As the Government announced plans to squeeze another €100 a year out of hard-pressed families with its household charge, figures show €230 million in debt judgments were registered against consumers in the first six months of this year, compared to €23m in the first six months of 2007.
But these numbers underestimate the scale of the problem as they only represent High Court judgments. Thousands of other cases are pursued in the district and circuit courts.
The data was compiled by information-gathering firm Irish Judgments, which also found the value of debt judgments against businesses increased fivefold over the same period.
The company’s chairman, Malcolm Hurlston, said: “Ireland stands out among all the jurisdictions where we collect information as having a rapidly increasing debt problem.”
The Government has signalled new out-of-court debt settlement mechanisms along with protections for indebted consumers, as recommended by the Law Reform Commission, but their promised Personal Insolvency Bill will not be ready before next year.

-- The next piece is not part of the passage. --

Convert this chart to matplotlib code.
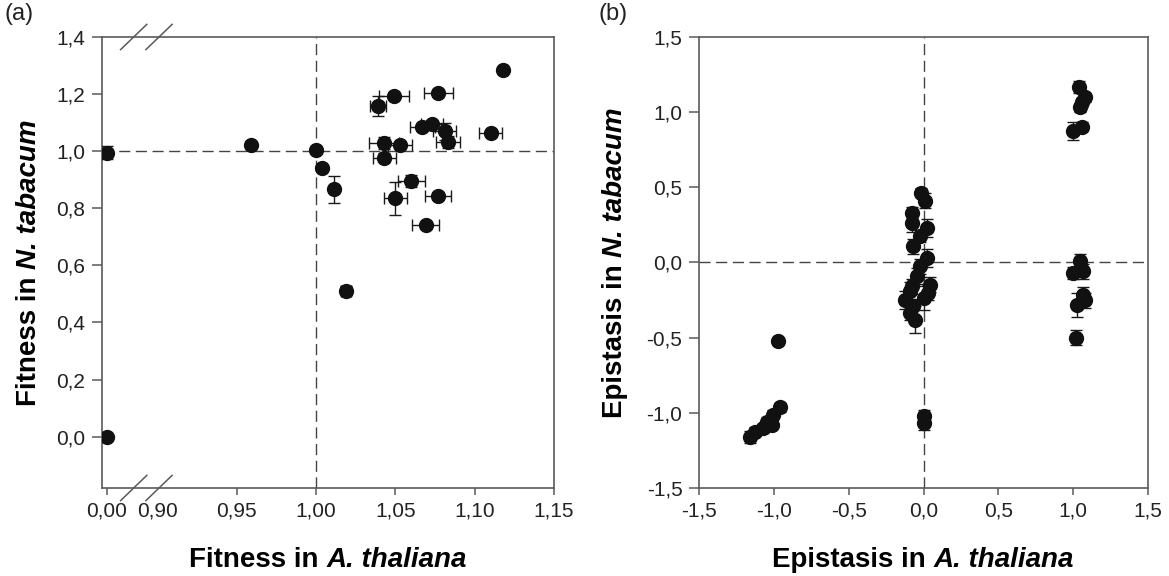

Noeline Blackwell, director of the Free Legal Advice Centres, said action is needed urgently.
“What’s missing about the whole question of personal over-indebtedness is not statistical information, technical knowledge or legal expertise. What’s missing is a political sense of urgency to deal with the problem.”
Meanwhile, it has emerged that up to 12,500 ageing parents could be forced to fork out for their children’s mortgages if they fall into arrears.
It is estimated that thousands of parents of those who bought in the past few years agreed to act as guarantor on the mortgage, leaving them responsible if the mortgage holder falls into difficulty.
Frank Conway, director of moneycoach.ie, said parents of first-time buyers may start to see guarantees called in.
The Irish Banking Federation said from 2005 to 2008, about 125,000 first-time buyer mortgages were originated.